Du coup le major Toller se vit réduit aux abois, et il décida de retourner en Angleterre.

Miss Margaret était donc venue faire à Louise une visite d’adieux.

— Chère Margaret, s’était écriée Louise, émue de l’infortune de l’amie, je n’ai pas cessé de penser à toi depuis mon retour à Québec.

La jeune anglaise ébaucha un mélancolique sourire et ses yeux s’humectèrent. Pour ne pas laisser voir des larmes prêtes à tomber, elle se mit à caresser follement les deux enfants de Louise.

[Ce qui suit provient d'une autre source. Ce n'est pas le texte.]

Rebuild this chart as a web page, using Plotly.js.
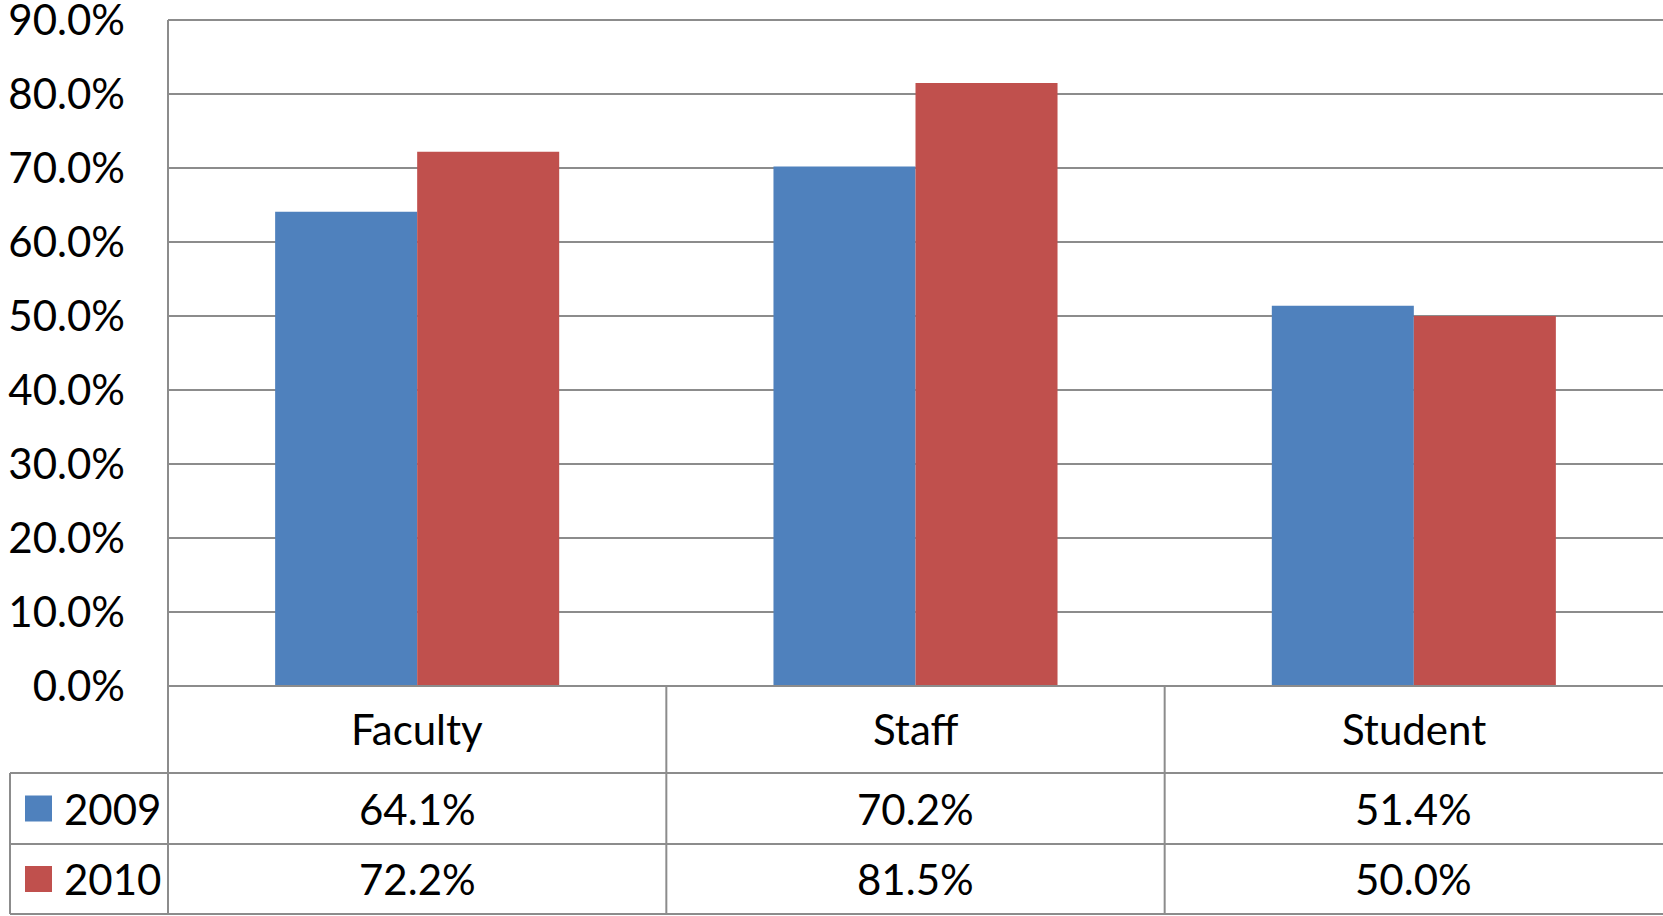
<!DOCTYPE html>
<html>
<head>
<meta charset="utf-8">
<script src="https://cdn.plot.ly/plotly-3.0.1.min.js"></script>
<style>
html,body{margin:0;padding:0;background:#fff;}
#chart{width:1663px;height:916px;}
</style>
</head>
<body>
<div id="chart"></div>
<script>
const categories = ["Faculty", "Staff", "Student"];
const seriesNames = ["2009", "2010"];
const values2009 = [0.641, 0.702, 0.514];
const values2010 = [0.722, 0.815, 0.500];
const seriesColors = ["#4F81BD", "#C0504D"];

const W = 1663, H = 916;
const L = 168, R = 0, T = 20, B = 230;
const plotW = W - L - R, plotH = H - T - B;
const axisY = H - B;           // 686 (0% line)
const FONT = "Lato, 'Liberation Sans', sans-serif";
const FS = 42;
const GRID = "#8c8c8c";

// table row boundaries in pixels (from top)
const rowCat = 773, row09 = 844, row10 = 914;
const py = p => (axisY - p) / plotH;      // pixel y -> paper y
const pxp = p => (p - L) / plotW;          // pixel x -> paper x

const allSeries = [values2009, values2010];
const traces = allSeries.map((vals, i) => ({
  type: "bar",
  name: seriesNames[i],
  x: categories,
  y: vals,
  marker: {color: seriesColors[i], line: {width: 0}},
  hoverinfo: "none",
  showlegend: false
}));

const fmt = v => (v * 100).toFixed(1) + "%";
const annotations = [];
categories.forEach((c, j) => {
  annotations.push({x: c, xref: "x", y: py((axisY + rowCat) / 2), yref: "paper",
    text: c, showarrow: false, font: {family: FONT, size: FS, color: "#000"},
    xanchor: "center", yanchor: "middle"});
  allSeries.forEach((vals, i) => {
    const top = i === 0 ? rowCat : row09, bot = i === 0 ? row09 : row10;
    annotations.push({x: c, xref: "x", y: py((top + bot) / 2), yref: "paper",
      text: fmt(vals[j]), showarrow: false, font: {family: FONT, size: FS, color: "#000"},
      xanchor: "center", yanchor: "middle"});
  });
});
// legend labels
seriesNames.forEach((n, i) => {
  const top = i === 0 ? rowCat : row09, bot = i === 0 ? row09 : row10;
  annotations.push({x: pxp(62), xref: "paper", y: py((top + bot) / 2), yref: "paper",
    text: n, showarrow: false, font: {family: FONT, size: FS, color: "#000"},
    xanchor: "left", yanchor: "middle"});
});

const shapes = [];
const line = {color: GRID, width: 2};
// horizontal table lines
[rowCat, row09, row10].forEach(p => shapes.push({type: "line", xref: "paper", yref: "paper",
  x0: pxp(10), x1: 1, y0: py(p), y1: py(p), line}));
// top (90%) line
shapes.push({type: "line", xref: "paper", yref: "paper", x0: 0, x1: 1, y0: 1, y1: 1, line});
// left border of plot + table
shapes.push({type: "line", xref: "paper", yref: "paper", x0: 0, x1: 0, y0: 1, y1: py(row10), line});
// legend column left border
shapes.push({type: "line", xref: "paper", yref: "paper", x0: pxp(10), x1: pxp(10), y0: py(rowCat), y1: py(row10), line});
// category separators
[0.5, 1.5].forEach(xv => shapes.push({type: "line", xref: "x", yref: "paper", x0: xv, x1: xv,
  y0: 0, y1: py(row10), line}));
// legend swatches
seriesColors.forEach((col, i) => {
  const top = i === 0 ? rowCat : row09, bot = i === 0 ? row09 : row10;
  const mid = (top + bot) / 2;
  shapes.push({type: "rect", xref: "paper", yref: "paper", x0: pxp(25), x1: pxp(52),
    y0: py(mid - 13), y1: py(mid + 13), fillcolor: col, line: {width: 0}});
});
// x axis baseline
shapes.push({type: "line", xref: "paper", yref: "paper", x0: 0, x1: 1, y0: 0, y1: 0, line});

const layout = {
  width: W, height: H,
  margin: {l: L, r: R, t: T, b: B, pad: 0},
  paper_bgcolor: "#fff", plot_bgcolor: "#fff",
  barmode: "group", bargap: 0.43, bargroupgap: 0,
  showlegend: false,
  font: {family: FONT, size: FS, color: "#000"},
  xaxis: {type: "category", range: [-0.5, 2.5], showticklabels: false, ticks: "",
    showgrid: false, zeroline: false, showline: false, fixedrange: true},
  yaxis: {range: [0, 0.9], tickvals: [0, 0.1, 0.2, 0.3, 0.4, 0.5, 0.6, 0.7, 0.8, 0.9],
    tickformat: ".1%", ticklabeloverflow: "allow",
    showgrid: true, gridcolor: GRID, gridwidth: 1.5, zeroline: false,
    showline: false, ticks: "", ticklabelstandoff: 42,
    tickfont: {family: FONT, size: FS, color: "#000"}, fixedrange: true},
  shapes, annotations
};

Plotly.newPlot("chart", traces, layout, {displayModeBar: false, staticPlot: true});
</script>
</body>
</html>
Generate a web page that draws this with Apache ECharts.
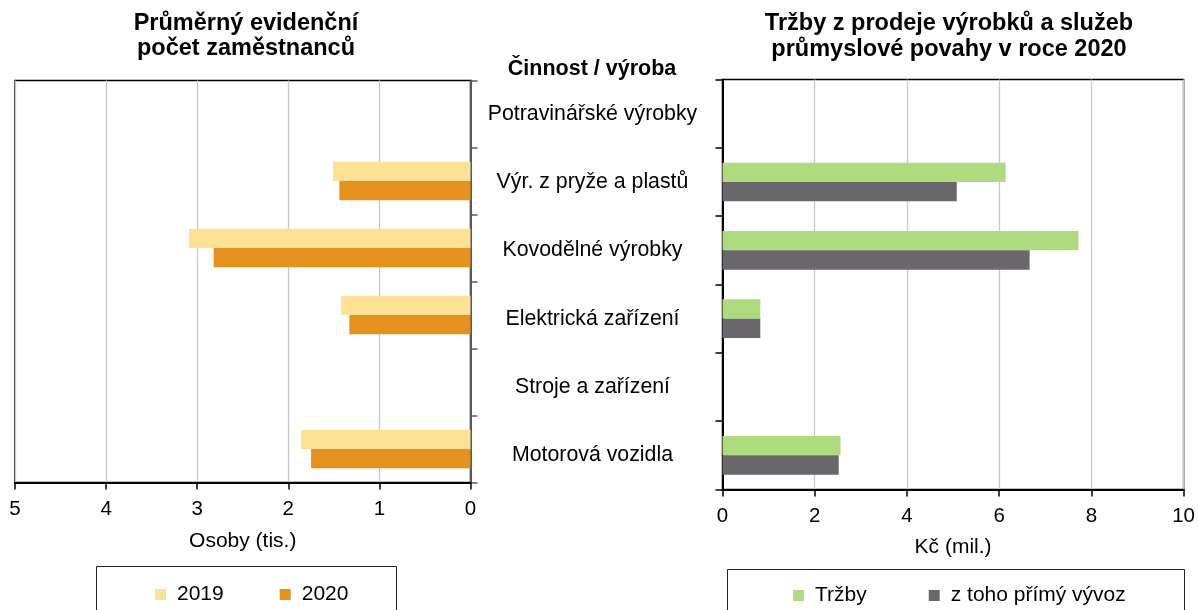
<!DOCTYPE html>
<html>
<head>
<meta charset="utf-8">
<script src="https://cdn.jsdelivr.net/npm/echarts@6/dist/echarts.min.js"></script>
<style>
  html, body { margin: 0; padding: 0; background: #fff; }
  #chart { width: 1198px; height: 610px; }
</style>
</head>
<body>
<div id="chart"></div>
<script>
// kategorie (shora dolu)
var categories = ['Potravinářské výrobky', 'Výr. z pryže a plastů', 'Kovodělné výrobky', 'Elektrická zařízení', 'Stroje a zařízení', 'Motorová vozidla'];

// zaměstnanci, tis. osob
var zam2019 = [null, 1.51, 3.09, 1.42, null, 1.86];
var zam2020 = [null, 1.44, 2.82, 1.33, null, 1.75];

// tržby, mil. Kč
var trzby = [null, 6.14, 7.72, 0.82, null, 2.56];
var vyvoz = [null, 5.08, 6.66, 0.82, null, 2.52];

var leftTicks = [0, 1, 2, 3, 4, 5];
var rightTicks = [0, 2, 4, 6, 8, 10];

var FONT = "'Liberation Sans', Arial, sans-serif";

var chart = echarts.init(document.getElementById('chart'));

chart.setOption({
  animation: false,
  textStyle: { fontFamily: FONT, color: '#000' },
  grid: [
    {
      left: 15, top: 80.5, width: 455.5, height: 402,
      show: true, borderColor: '#000', borderWidth: 1.5, backgroundColor: 'transparent'
    },
    {
      left: 722.5, top: 79.5, width: 461.5, height: 410,
      show: true, borderColor: '#000', borderWidth: 1.5, backgroundColor: 'transparent'
    }
  ],
  xAxis: [
    {
      gridIndex: 0, type: 'value', inverse: true,
      min: leftTicks[0], max: leftTicks[leftTicks.length - 1], interval: 1,
      name: 'Osoby (tis.)', nameLocation: 'middle', nameGap: 48,
      nameTextStyle: { fontSize: 21, color: '#000', fontFamily: FONT },
      axisLine: { show: true, lineStyle: { color: '#000', width: 2 } },
      axisTick: { show: true, length: 7, lineStyle: { color: '#000', width: 1.5 } },
      axisLabel: { fontSize: 20.5, color: '#000', margin: 16, fontFamily: FONT },
      splitLine: { show: true, lineStyle: { color: '#c8c8c8', width: 1.3 } }
    },
    {
      gridIndex: 1, type: 'value',
      min: rightTicks[0], max: rightTicks[rightTicks.length - 1], interval: 2,
      name: 'Kč (mil.)', nameLocation: 'middle', nameGap: 47,
      nameTextStyle: { fontSize: 21, color: '#000', fontFamily: FONT },
      axisLine: { show: true, lineStyle: { color: '#000', width: 2 } },
      axisTick: { show: true, length: 7, lineStyle: { color: '#000', width: 1.5 } },
      axisLabel: { fontSize: 20.5, color: '#000', margin: 16, fontFamily: FONT },
      splitLine: { show: true, lineStyle: { color: '#c8c8c8', width: 1.3 } }
    }
  ],
  yAxis: [
    {
      gridIndex: 0, type: 'category', data: categories, inverse: true, position: 'right',
      axisLine: { show: true, lineStyle: { color: '#595959', width: 2 } },
      axisTick: { show: true, length: 7, lineStyle: { color: '#595959', width: 1.5 } },
      axisLabel: { show: false },
      splitLine: { show: false }
    },
    {
      // popisky kategorií jdou podle pravého grafu (vycentrované mezi grafy)
      gridIndex: 1, type: 'category', data: categories, inverse: true,
      axisLine: { show: true, lineStyle: { color: '#000', width: 2 } },
      axisTick: { show: true, length: 7, lineStyle: { color: '#000', width: 1.5 } },
      axisLabel: { fontSize: 21.3, color: '#000', margin: 130, align: 'center', fontFamily: FONT },
      splitLine: { show: false }
    }
  ],
  legend: [
    {
      data: ['2019', '2020'], left: 150, top: 579,
      icon: 'rect', itemWidth: 11, itemHeight: 11, itemGap: 56,
      textStyle: { fontSize: 21, color: '#000', fontFamily: FONT, padding: [0, 0, 0, 6] }
    },
    {
      data: ['Tržby', 'z toho přímý vývoz'], left: 788, top: 580,
      icon: 'rect', itemWidth: 11, itemHeight: 11, itemGap: 62,
      textStyle: { fontSize: 21, color: '#000', fontFamily: FONT, padding: [0, 0, 0, 6] }
    }
  ],
  graphic: [
    {
      type: 'text', x: 246, y: 11,
      style: { text: 'Průměrný evidenční\npočet zaměstnanců', font: 'bold 23.5px ' + FONT, fill: '#000', textAlign: 'center', lineHeight: 25 }
    },
    {
      type: 'text', x: 949, y: 11,
      style: { text: 'Tržby z prodeje výrobků a služeb\nprůmyslové povahy v roce 2020', font: 'bold 23.5px ' + FONT, fill: '#000', textAlign: 'center', lineHeight: 26 }
    },
    {
      type: 'text', x: 592, y: 58,
      style: { text: 'Činnost / výroba', font: 'bold 21.5px ' + FONT, fill: '#000', textAlign: 'center' }
    },
    {
      type: 'rect', shape: { x: 96.5, y: 566.5, width: 300, height: 60 },
      style: { fill: 'none', stroke: '#222', lineWidth: 1 }, z: -1
    },
    {
      type: 'rect', shape: { x: 727.5, y: 569.5, width: 457, height: 60 },
      style: { fill: 'none', stroke: '#222', lineWidth: 1 }, z: -1
    }
  ],
  series: [
    {
      name: '2019', type: 'bar', xAxisIndex: 0, yAxisIndex: 0,
      data: zam2019, barWidth: 19.3, barGap: 0,
      itemStyle: { color: '#fde194' }
    },
    {
      name: '2020', type: 'bar', xAxisIndex: 0, yAxisIndex: 0,
      data: zam2020, barWidth: 19.3, barGap: 0,
      itemStyle: { color: '#e6901e' }
    },
    {
      name: 'Tržby', type: 'bar', xAxisIndex: 1, yAxisIndex: 1,
      data: trzby, barWidth: 19.3, barGap: 0,
      itemStyle: { color: '#aedb7d' }
    },
    {
      name: 'z toho přímý vývoz', type: 'bar', xAxisIndex: 1, yAxisIndex: 1,
      data: vyvoz, barWidth: 19.3, barGap: 0,
      itemStyle: { color: '#69676c' }
    }
  ]
});
</script>
</body>
</html>
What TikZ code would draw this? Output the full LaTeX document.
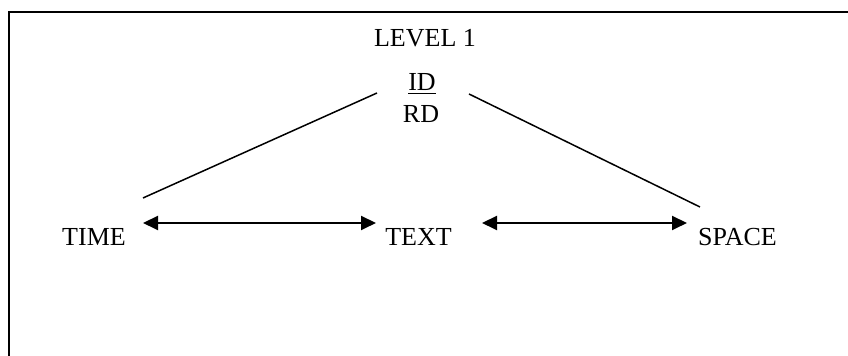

Celle-ci considéra longtemps la jeune anglaise sans parler, et elle parut deviner un trouble quelconque dans l’esprit de son amie.

— Margaret, dit-elle gravement, tu n’es pas venue uniquement pour me faire tes adieux, mais aussi pour me confier quelque chose qui t’importune.

— C’est vrai, avoua tristement Margaret. Mais je ne serais pas partie sans venir t’embrasser. Et je t’assure que ce départ pour l’Angleterre me cause beaucoup de chagrins.

— Pauvre Margaret ! soupira Louise.

— Vois-tu, ma chère Louise, j’avais appris à aimer ce pays et ceux qui l’habitent.